About 93% or more of climatologists, who publish on the subject, agree that there is global warming and that humans are the cause of it. The American Meteorologist Society states:
Climate science experts who publish mostly on climate change and climate scientists who publish mostly on other topics were the two groups most likely to be convinced that humans have contributed to global warming, with 93% of each group indicating their concurrence. The two groups least likely to be convinced of this were the nonpublishing climate scientists and nonpublishing meteorologists/atmospheric scientists, at 65% and 59%, respectively. In the middle were the two groups of publishing meteorologists/atmospheric scientists at 79% and 78%, respectively. – 1033
It is meteorologists (weathermen), whose level of expertise is limited on this subject. They, not climatologists, are the ones divided on the subject. Not having the expertise of a climatologist they fall among the opinions of the public in general. One thing that must be kept in mind is that a meteorologist is to a climatologist what a nurse is to a doctor. They may both be in the same general field but you don’t go to a nurse for surgery.
Science, like medicine, is a broad profession which has a wide variety of specialized positions. A brain surgeon is not likely to know what a heart surgeon does. Likewise, for science, a chemist might not know what a biologist does. In similar fashion, a meteorologist does not have the expertise of a climatologist.

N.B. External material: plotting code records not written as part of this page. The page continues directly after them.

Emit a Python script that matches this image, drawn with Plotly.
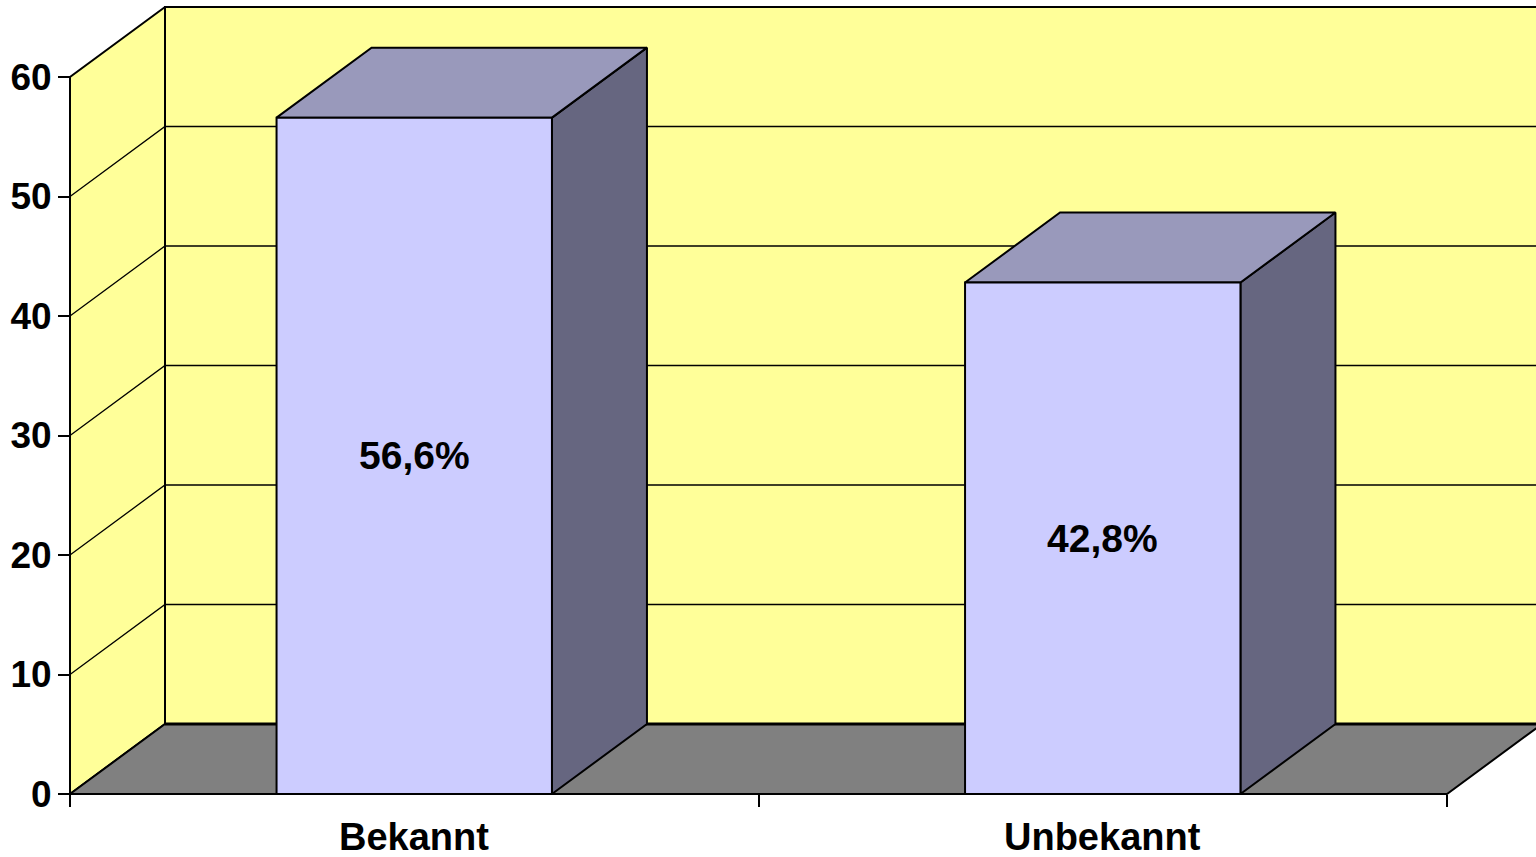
import plotly.graph_objects as go

# data
categories = ["Bekannt", "Unbekannt"]
values = [56.6, 42.8]
y_ticks = [0, 10, 20, 30, 40, 50, 60]

# projection geometry (pixels)
W, H = 1536, 857
X0_PX, Y0_PX = 70, 794       # front origin of the chart
CAT_PX = 688.5               # width of one category
UNIT_PX = 11.95              # pixels per value unit
DX = 95 / CAT_PX             # depth offset, x units
DY = 70 / UNIT_PX            # depth offset, value units
BAR_HALF = 0.2
YMAX = y_ticks[-1]

YELLOW = "#FFFF99"
FLOOR = "#808080"
FRONT = "#CCCCFF"
TOP = "#9999BB"
SIDE = "#666680"

x_lo = -X0_PX / CAT_PX
x_hi = (W - X0_PX) / CAT_PX
y_lo = -(H - Y0_PX) / UNIT_PX
y_hi = Y0_PX / UNIT_PX
x_far = x_hi + 0.2


def poly(fig, xs, ys, fill, lw=2):
    '''polygone rempli, contour noir'''
    fig.add_trace(go.Scatter(x=xs + xs[:1], y=ys + ys[:1], mode="lines",
                             fill="toself", fillcolor=fill,
                             line=dict(color="black", width=lw),
                             hoverinfo="skip", showlegend=False))


def line(fig, xs, ys, lw=1.3):
    fig.add_trace(go.Scatter(x=xs, y=ys, mode="lines",
                             line=dict(color="black", width=lw),
                             hoverinfo="skip", showlegend=False))


fig = go.Figure()

# walls
poly(fig, [0, DX, DX, 0], [0, DY, YMAX + DY, YMAX], YELLOW)
poly(fig, [DX, x_far, x_far, DX], [DY, DY, YMAX + DY, YMAX + DY], YELLOW)
for t in y_ticks[1:-1]:
    line(fig, [0, DX, x_far], [t, t + DY, t + DY])

# floor
n = len(categories)
poly(fig, [0, n, n + DX, DX], [0, 0, DY, DY], FLOOR)
line(fig, [DX, x_far], [DY, DY], lw=3)

# bars
annotations = []
for i, v in enumerate(values):
    xc = i + 0.5
    xl, xr = xc - BAR_HALF, xc + BAR_HALF
    poly(fig, [xr, xr + DX, xr + DX, xr], [0, DY, v + DY, v], SIDE)
    poly(fig, [xl, xr, xr + DX, xl + DX], [v, v, v + DY, v + DY], TOP)
    poly(fig, [xl, xr, xr, xl], [0, 0, v, v], FRONT)
    annotations.append(dict(x=xc, y=v / 2,
                            text=f"{v:.1f}".replace(".", ",") + "%",
                            showarrow=False, xref="x", yref="y",
                            font=dict(size=39, color="black", weight="bold")))
    annotations.append(dict(x=xc, y=-(837 - Y0_PX) / UNIT_PX, text=categories[i],
                            showarrow=False, xref="x", yref="y",
                            font=dict(size=38, color="black", weight="bold")))

fig.update_layout(
    width=W, height=H,
    margin=dict(l=0, r=0, t=0, b=0),
    paper_bgcolor="white", plot_bgcolor="white",
    font=dict(family="Liberation Sans, Arial, sans-serif", color="black"),
    annotations=annotations,
    xaxis=dict(range=[x_lo, x_hi], domain=[0, 1], anchor="free",
               position=(H - Y0_PX) / H, automargin=False,
               tickvals=list(range(n + 1)), showticklabels=False,
               ticks="outside", ticklen=12, tickwidth=2, tickcolor="black",
               showgrid=False, zeroline=False, showline=False),
    yaxis=dict(range=[y_lo, y_hi], domain=[0, 1], anchor="free",
               position=X0_PX / W, automargin=False,
               tickvals=y_ticks, ticks="outside", ticklen=12, tickwidth=2,
               tickcolor="black", ticklabelstandoff=-1,
               tickfont=dict(size=37, color="black", weight="bold"),
               showgrid=False, zeroline=False, showline=False),
)

# page without body margin, so the figure fills the window
fig.write_html("out.html", config={"displayModeBar": False},
               post_script="document.body.style.margin='0';"
                           "document.body.style.overflow='hidden';")
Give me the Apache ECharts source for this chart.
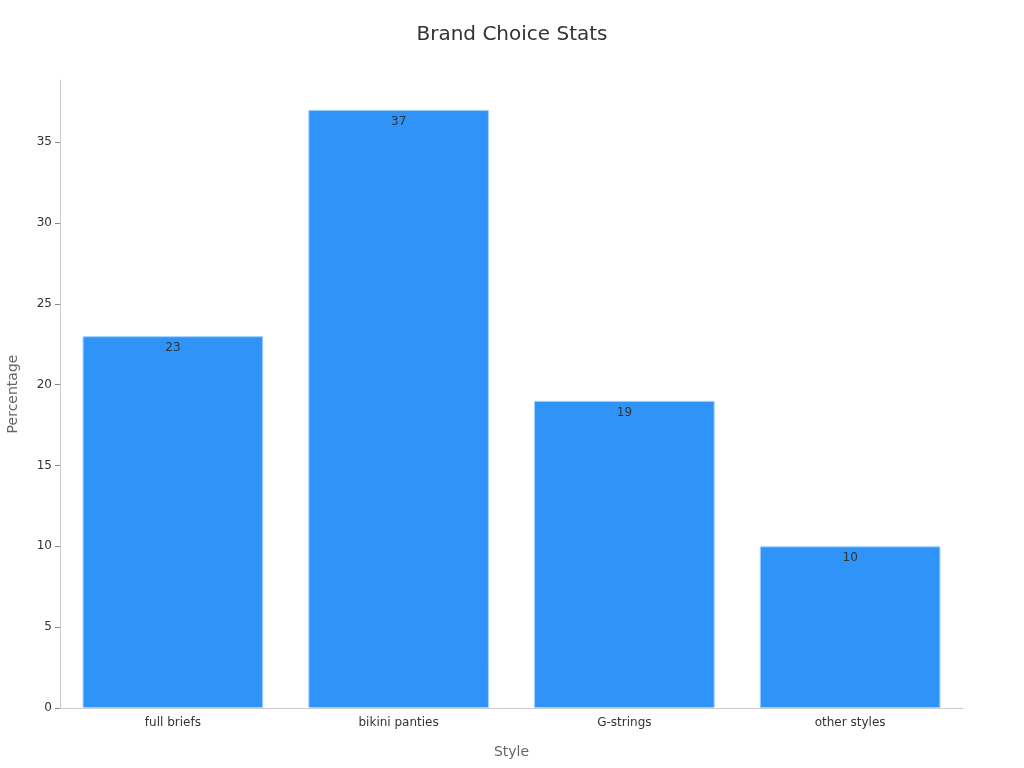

Another point that the AMS brought out is that those who disbelieve in human-caused global warming base their belief on their political inclination and psychological reasons, not scientific knowledge:
Political ideology. Decision making about how to mount an effective societal response to climate change in the United States has been complicated by increasing polarization over the issue, which has occurred largely along political lines. In the late 1990s, similar proportions of liberals and conservatives saw global warming as real; by 2008 (Dunlap and McCright 2008)—and continuing to the present (Leiserowitz et al. 2012)—large differences had emerged such that liberals were more likely to see it as real, and conservatives had become increasingly skeptical. This growing polarization appears not to be caused by differences in scientific understanding—indeed, most Americans know very little about the science of global warming (Leiserowitz et al. 2010)—but rather by differences in political ideology and deeper underlying values (Kahan et al. 2011). Many conservatives see the solutions proposed to mitigate global warming as being more harmful than global warming itself due to their effect on the economy (McCright and Dunlap 2011). Liberals, on the other hand, are more likely to accept the dominant scientific view, as they see the proposed responses to global warming as strengthening activities they value—namely, protection of the environment and regulation of industrial harm. – Page 1030
Can we afford to have politics dominate science, particularly where it affects our well being?